The Farmers Group and AIG made the announcement, and according to the insurance experts, it’s an indication that Florida’s insurance market is still very much in crisis.
Over the past 18 months in Florida, 16 property insurance companies have decided to stop writing new business to new homeowners in one form or the other.
The latest include insurance giants AIG, deciding it will no longer insure houses along Florida’s coastline, and the Farmers Group deciding not to write any new policies at all.
Farmers issued a statement in part reading:
With catastrophe costs at historically high levels and reconstruction costs continuing to climb, we implemented a pause on writing new homeowners policies to more effectively manage our risk exposure.
″We’re seeing a trend of excessive losses when it comes to catastrophes across the US. And that’s whether it’s hurricanes, tornadoes, wildfires, convective summer storms,” Luis Sahagun, Farmers Insurance Spokesman, said.

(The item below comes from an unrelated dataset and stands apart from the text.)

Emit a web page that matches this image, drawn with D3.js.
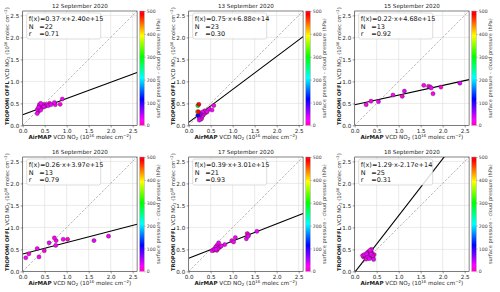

Insurance Information Institute Spokesman, Mark Friedlander, said new data reveals replacement costs for insurance companies have increased by more than 55%. But the bigger issue for Floridians is the rapid growth of Citizens, the state-backed insurer of last resort.
- Citizens Property Insurance Corporation now has more than 1.3 million customers.
- Estimating it will have 1.7 million customers by the end of 2023.
Friedlander said Floridians are paying the highest average premium for insurance in the United States, adding that one major storm this hurricane season, could result in homeowners premiums skyrocketing once again.
″And if we were to be hit with one major storm or a series of storms, it could deplete their reserves,” Friedlander said. ”What happens in that case, all Florida consumers are on the hook to help replenish those funds. Meaning every consumer that has a type of insurance product in Florida, whether it’s a property policy or an auto policy, would see a surcharge on their insurance bills for multiple years to help citizens replenish its reserves.”
Friedlander points out that the good news for all Floridians is that if your insurance company goes out of business and you have a outstanding claim, The Florida Insurance Guarantee Association is in place to ensure you get compensation in case of a storm.